• **DATA**:
-- Start --

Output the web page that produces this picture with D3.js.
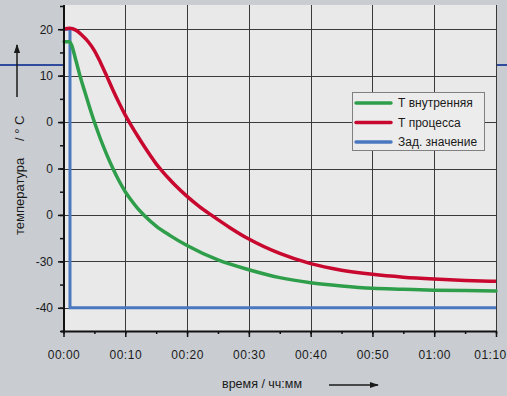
<!DOCTYPE html>
<html>
<head>
<meta charset="utf-8">
<script src="https://cdn.jsdelivr.net/npm/d3@7"></script>
<style>
  html, body { margin: 0; padding: 0; background: #c9cdd2; }
  svg { display: block; font-family: "Liberation Sans", Arial, sans-serif; }
</style>
</head>
<body>
<svg id="chart" width="507" height="396"></svg>
<script>
// time in minutes
var xTicks = [0, 10, 20, 30, 40, 50, 60, 70];
var xTickLabels = ["00:00", "00:10", "00:20", "00:30", "00:40", "00:50", "01:00", "01:10"];
var yTicks = [20, 10, 0, -10, -20, -30, -40];
// labels as printed on the original (the -10 / -20 ticks read "0")
var yTickLabels = ["20", "10", "0", "0", "0", "-30", "-40"];

var seriesNames = ["Т внутренняя", "Т процесса", "Зад. значение"];
var seriesColors = ["#2e9e4b", "#c8082f", "#4a78c0"];

var tInner = [0.1, 1.0, 1.3, 2.0, 2.7, 3.5, 4.5, 5, 6, 7, 8, 9, 10, 11, 12, 13, 15, 17.2, 20, 25, 30, 35, 40, 45, 50, 55, 60, 65, 70];
var vInner = [17.3, 17.3, 16.6, 13.3, 9.8, 6.3, 2.0, 0.0, -3.7, -7.0, -10.0, -12.7, -15.0, -16.9, -18.6, -20.0, -22.4, -24.4, -26.6, -29.7, -31.8, -33.5, -34.6, -35.3, -35.8, -36.0, -36.2, -36.3, -36.4];

var tProcess = [0, 1, 2, 3, 4, 5, 6, 7, 8, 9, 10, 11, 12, 13, 14, 15, 16, 17, 18, 20, 22, 24, 27, 30, 35, 40, 45, 50, 55, 60, 65, 70];
var vProcess = [20.0, 20.2, 19.8, 18.7, 17.3, 15.4, 12.8, 9.9, 6.9, 4.1, 1.5, -0.8, -3.0, -5.1, -7.1, -9.0, -10.6, -12.1, -13.5, -16.0, -18.2, -20.1, -22.8, -25.2, -28.3, -30.5, -31.9, -32.8, -33.4, -33.8, -34.1, -34.3];

var tSet = [0, 1.05, 1.05, 70];
var vSet = [20, 20, -40, -40];

var svg = d3.select("#chart");

var x = d3.scaleLinear().domain([0, 70]).range([63.5, 496]);
var y = d3.scaleLinear().domain([-45, 25]).range([331, 6]);

// decorative blue rule behind the plot
svg.append("line")
  .attr("x1", 0).attr("x2", 507)
  .attr("y1", 65).attr("y2", 65)
  .attr("stroke", "#2f4b9e").attr("stroke-width", 2);

// plot background
svg.append("rect")
  .attr("x", 64).attr("y", 5)
  .attr("width", 432).attr("height", 326)
  .attr("fill", "#e9e9e9");

// GRID
var grid = svg.append("g").attr("stroke", "#3a3a3a").attr("stroke-width", 1);
xTicks.forEach(function(t) {
  var px = Math.round(x(t)) + 0.5;
  grid.append("line").attr("x1", px).attr("x2", px).attr("y1", 5).attr("y2", 331);
});
yTicks.forEach(function(v) {
  var py = Math.round(y(v)) + 0.5;
  grid.append("line").attr("x1", 64).attr("x2", 497).attr("y1", py).attr("y2", py);
});

// SERIES
function lineOf(ts, vs, curve) {
  var pts = ts.map(function(t, i) { return [t, vs[i]]; });
  return d3.line()
    .x(function(d) { return x(d[0]); })
    .y(function(d) { return y(d[1]); })
    .curve(curve)(pts);
}

svg.append("path")
  .attr("d", lineOf(tSet, vSet, d3.curveLinear))
  .attr("fill", "none").attr("stroke", seriesColors[2]).attr("stroke-width", 3);

svg.append("path")
  .attr("d", lineOf(tInner, vInner, d3.curveMonotoneX))
  .attr("fill", "none").attr("stroke", seriesColors[0]).attr("stroke-width", 3.5)
  .attr("stroke-linecap", "round");

svg.append("path")
  .attr("d", lineOf(tProcess, vProcess, d3.curveMonotoneX))
  .attr("fill", "none").attr("stroke", seriesColors[1]).attr("stroke-width", 3.5);

// AXES
var xMinor = d3.range(0, 71, 5);
var yMinor = d3.range(-45, 26, 5);

var xAxisMinor = svg.append("g").attr("transform", "translate(0,331)")
  .call(d3.axisBottom(x).tickValues(xMinor).tickSize(3).tickFormat(""));
var xAxis = svg.append("g").attr("transform", "translate(0,331)")
  .call(d3.axisBottom(x).tickValues(xTicks).tickSize(6).tickPadding(13)
    .tickFormat(function(d, i) { return xTickLabels[i]; }));

var yAxisMinor = svg.append("g").attr("transform", "translate(64,0)")
  .call(d3.axisLeft(y).tickValues(yMinor).tickSize(4).tickFormat(""));
var yAxis = svg.append("g").attr("transform", "translate(64,0)")
  .call(d3.axisLeft(y).tickValues(yTicks).tickSize(6).tickPadding(5)
    .tickFormat(function(d, i) { return yTickLabels[i]; }));

[xAxisMinor, xAxis, yAxisMinor, yAxis].forEach(function(g) {
  g.selectAll(".domain").remove();
  g.selectAll(".tick line").attr("stroke", "#111").attr("stroke-width", 1.5);
});
xAxis.selectAll("text").attr("font-size", 12).attr("fill", "#1a1a1a").attr("letter-spacing", 0.5)
  .attr("font-family", "Liberation Sans, Arial, sans-serif");
// last label sits against the right edge in the original
xAxis.selectAll(".tick text").filter(function(d) { return d === 70; }).attr("dx", -6);
yAxis.selectAll("text").attr("font-size", 12).attr("fill", "#1a1a1a")
  .attr("font-family", "Liberation Sans, Arial, sans-serif");

// axis lines
svg.append("line").attr("x1", 64).attr("x2", 64).attr("y1", 5).attr("y2", 332)
  .attr("stroke", "#111").attr("stroke-width", 2);
svg.append("line").attr("x1", 61).attr("x2", 497).attr("y1", 331.5).attr("y2", 331.5)
  .attr("stroke", "#111").attr("stroke-width", 2);

// AXIS TITLES
svg.append("text")
  .attr("transform", "translate(24,235) rotate(-90)")
  .attr("font-size", 13).attr("fill", "#1a1a1a")
  .text("температура");
svg.append("text")
  .attr("transform", "translate(24,141) rotate(-90)")
  .attr("font-size", 13).attr("fill", "#1a1a1a")
  .text("/ ° C");

var arrows = svg.append("defs");
arrows.append("marker")
  .attr("id", "arrow")
  .attr("viewBox", "0 0 10 10")
  .attr("refX", 9).attr("refY", 5)
  .attr("markerWidth", 6).attr("markerHeight", 6)
  .attr("orient", "auto")
  .append("path").attr("d", "M0,1.5 L10,5 L0,8.5 Z").attr("fill", "#1a1a1a");

svg.append("line")
  .attr("x1", 17).attr("x2", 17).attr("y1", 97).attr("y2", 45)
  .attr("stroke", "#1a1a1a").attr("stroke-width", 1.5)
  .attr("marker-end", "url(#arrow)");

svg.append("text")
  .attr("x", 222).attr("y", 388)
  .attr("font-size", 12.5).attr("fill", "#1a1a1a")
  .text("время / чч:мм");

svg.append("line")
  .attr("x1", 329).attr("x2", 378).attr("y1", 385).attr("y2", 385)
  .attr("stroke", "#1a1a1a").attr("stroke-width", 1.5)
  .attr("marker-end", "url(#arrow)");

// LEGEND
var legend = svg.append("g").attr("transform", "translate(352,92)");
legend.append("rect")
  .attr("x", 0.5).attr("y", 0.5).attr("width", 132).attr("height", 58)
  .attr("fill", "#ececec").attr("stroke", "#808080").attr("stroke-width", 1);
seriesNames.forEach(function(name, i) {
  var ly = 11 + i * 19.5;
  legend.append("line")
    .attr("x1", 4).attr("x2", 39).attr("y1", ly).attr("y2", ly)
    .attr("stroke", seriesColors[i]).attr("stroke-width", 3.5)
    .attr("stroke-linecap", "round");
  legend.append("text")
    .attr("x", 46).attr("y", ly + 4)
    .attr("font-size", 12).attr("fill", "#1a1a1a")
    .text(name);
});
</script>
</body>
</html>
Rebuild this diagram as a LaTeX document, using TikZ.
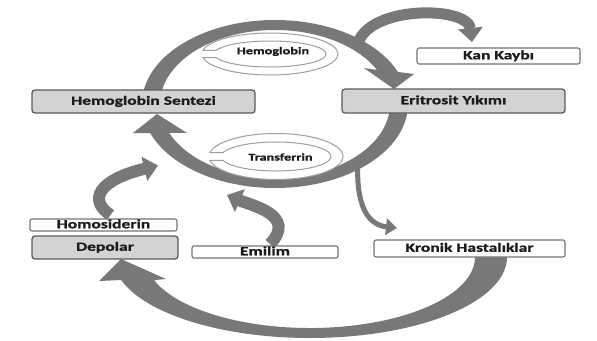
\documentclass[tikz,border=0pt]{standalone}
\usepackage{fontspec}
\setmainfont{Carlito}[FakeStretch=1.4,BoldFeatures={FakeBold=1.2}]
\usetikzlibrary{arrows.meta,calc}
\definecolor{arr}{HTML}{787878}
\definecolor{boxg}{HTML}{D3D3D3}
\definecolor{edgeg}{HTML}{5B5B5B}
\definecolor{edgew}{HTML}{747474}
\definecolor{loopc}{HTML}{9E9E9E}
\definecolor{txt}{HTML}{1C1C1C}
\begin{document}
\begin{tikzpicture}[x=1pt,y=-1pt,
  boxfont/.style={font=\bfseries\fontsize{12.5}{14}\selectfont,text=txt},
  gbox/.style={boxfont,draw=edgeg,line width=1.3pt,fill=boxg,rounded corners=3pt,inner sep=0pt,text height=8.5pt,text depth=2pt},
  wbox/.style={boxfont,draw=edgew,line width=1.1pt,fill=white,rounded corners=2pt,inner sep=0pt,text height=8.5pt,text depth=2pt},
  band/.style={fill=arr},
  smallarr/.style={draw=arr,line width=12pt,-{Triangle[width=24pt,length=14pt]}},
  thinarr/.style={draw=arr,line width=5pt,-{Triangle[width=16pt,length=11pt]}},
  loopband/.style={draw=loopc,line width=1pt,fill=white},
  inlbl/.style={font=\bfseries\fontsize{10.2}{12}\selectfont,text=txt,inner sep=0pt}
]
\fill[white] (0,0) rectangle (597,340);
\useasboundingbox (0,0) rectangle (597,340);

% named centres
\coordinate (rc) at (275,104);
\coordinate (bc) at (310,257);
\coordinate (hc) at (270,54);
\coordinate (tc) at (276,156.5);
\coordinate (kst) at (357,48);
\coordinate (kro) at (358,158);
\coordinate (hsc) at (143.5,101.5);
\coordinate (eyc) at (453.5,101);
\coordinate (kkc) at (498.5,56);
\coordinate (hoc) at (103.5,225);
\coordinate (dec) at (105,247.5);
\coordinate (emc) at (265,252);
\coordinate (khc) at (469.5,248.5);

% ---- main ring, top half: Hemoglobin Sentezi -> Eritrosit Yikimi
\fill[band] ($(rc)+(180:133 and 84)$) arc[start angle=180,end angle=337.6,x radius=133,y radius=84]
  -- (414,74) -- (394,89) -- (364,68)
  -- ($(rc)+(332.6:115 and 74)$) arc[start angle=332.6,end angle=180,x radius=115,y radius=74] -- cycle;
% ---- main ring, bottom half: Eritrosit Yikimi -> Hemoglobin Sentezi
\fill[band] ($(rc)+(0:133 and 84)$) arc[start angle=0,end angle=159.8,x radius=133,y radius=84]
  -- (133,133) -- (157,114) -- (187,133)
  -- ($(rc)+(157:115 and 74)$) arc[start angle=157,end angle=0,x radius=115,y radius=74] -- cycle;
% ---- big lower arrow: Kronik Hastaliklar -> Depolar
\fill[band] ($(bc)+(-5:197 and 81)$) arc[start angle=-5,end angle=163.5,x radius=197,y radius=81]
  -- (99,281) -- (121,259) -- (166,279)
  -- ($(bc)+(161:165 and 71)$) arc[start angle=161,end angle=-5,x radius=165,y radius=71] -- cycle;

% ---- inner loops
\path[loopband] ($(hc)+(190:68 and 21)$) arc[start angle=190,end angle=530,x radius=68,y radius=21]
  -- ($(hc)+(523.7:56 and 13)$) arc[start angle=523.7,end angle=196.3,x radius=56,y radius=13] -- cycle;
\node[inlbl] (hl) at (273,51.5) {Hemoglobin};
\path[loopband] ($(tc)+(190:67 and 23)$) arc[start angle=190,end angle=530,x radius=67,y radius=23]
  -- ($(tc)+(524:55 and 14.5)$) arc[start angle=524,end angle=196,x radius=55,y radius=14.5] -- cycle;
\node[inlbl] (tl) at (280.5,157) {Transferrin};

% ---- small arrows (drawn before the boxes so the boxes cover their feet)
\draw[smallarr,line width=11pt] (kst) .. controls (362,5) and (468,5) .. ($(kkc)+(-26.5,-14)$);
\draw[smallarr] ($(hoc)+(7,-10)$) .. controls (88,200) and (98,180) .. ($(hsc)+(14.5,64)$);
\draw[smallarr] ($(emc)+(5,-8)$) .. controls (298,215) and (250,205) .. ($(emc)+(-38,-57)$);
\draw[thinarr] (kro) .. controls (355,210) and (370,225) .. ($(khc)+(-72.5,-20.5)$);

% ---- boxes
\node[gbox,minimum width=223pt,minimum height=23pt] (hs) at (hsc) {Hemoglobin Sentezi};
\node[gbox,minimum width=223pt,minimum height=24pt] (ey) at (eyc) {Eritrosit Yıkımı};
\node[wbox,minimum width=163pt,minimum height=16pt] (kk) at (kkc) {Kan Kaybı};
\node[wbox,minimum width=147pt,minimum height=12pt] (ho) at (hoc) {Homosiderin};
\node[gbox,minimum width=146pt,minimum height=23pt] (de) at (dec) {Depolar};
\node[wbox,minimum width=146pt,minimum height=12pt] (em) at (emc) {Emilim};
\node[wbox,minimum width=191pt,minimum height=17pt] (kh) at (khc) {Kronik Hastalıklar};
\end{tikzpicture}
\end{document}
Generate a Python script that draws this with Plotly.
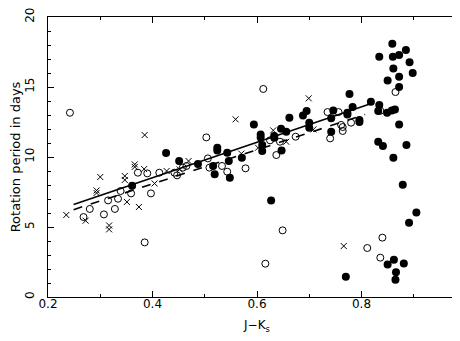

-- End --

Write out again, exactly, the lines from the start of the listing up to the line containing "var y = d3.scaleLinear().domain([-45, 25]).range([331, 6]);", with both ends and without pictures.

• **ANSWER TO THIS TASK**:
Output the web page that produces this picture with D3.js.
<!DOCTYPE html>
<html>
<head>
<meta charset="utf-8">
<script src="https://cdn.jsdelivr.net/npm/d3@7"></script>
<style>
  html, body { margin: 0; padding: 0; background: #c9cdd2; }
  svg { display: block; font-family: "Liberation Sans", Arial, sans-serif; }
</style>
</head>
<body>
<svg id="chart" width="507" height="396"></svg>
<script>
// time in minutes
var xTicks = [0, 10, 20, 30, 40, 50, 60, 70];
var xTickLabels = ["00:00", "00:10", "00:20", "00:30", "00:40", "00:50", "01:00", "01:10"];
var yTicks = [20, 10, 0, -10, -20, -30, -40];
// labels as printed on the original (the -10 / -20 ticks read "0")
var yTickLabels = ["20", "10", "0", "0", "0", "-30", "-40"];

var seriesNames = ["Т внутренняя", "Т процесса", "Зад. значение"];
var seriesColors = ["#2e9e4b", "#c8082f", "#4a78c0"];

var tInner = [0.1, 1.0, 1.3, 2.0, 2.7, 3.5, 4.5, 5, 6, 7, 8, 9, 10, 11, 12, 13, 15, 17.2, 20, 25, 30, 35, 40, 45, 50, 55, 60, 65, 70];
var vInner = [17.3, 17.3, 16.6, 13.3, 9.8, 6.3, 2.0, 0.0, -3.7, -7.0, -10.0, -12.7, -15.0, -16.9, -18.6, -20.0, -22.4, -24.4, -26.6, -29.7, -31.8, -33.5, -34.6, -35.3, -35.8, -36.0, -36.2, -36.3, -36.4];

var tProcess = [0, 1, 2, 3, 4, 5, 6, 7, 8, 9, 10, 11, 12, 13, 14, 15, 16, 17, 18, 20, 22, 24, 27, 30, 35, 40, 45, 50, 55, 60, 65, 70];
var vProcess = [20.0, 20.2, 19.8, 18.7, 17.3, 15.4, 12.8, 9.9, 6.9, 4.1, 1.5, -0.8, -3.0, -5.1, -7.1, -9.0, -10.6, -12.1, -13.5, -16.0, -18.2, -20.1, -22.8, -25.2, -28.3, -30.5, -31.9, -32.8, -33.4, -33.8, -34.1, -34.3];

var tSet = [0, 1.05, 1.05, 70];
var vSet = [20, 20, -40, -40];

var svg = d3.select("#chart");

var x = d3.scaleLinear().domain([0, 70]).range([63.5, 496]);
var y = d3.scaleLinear().domain([-45, 25]).range([331, 6]);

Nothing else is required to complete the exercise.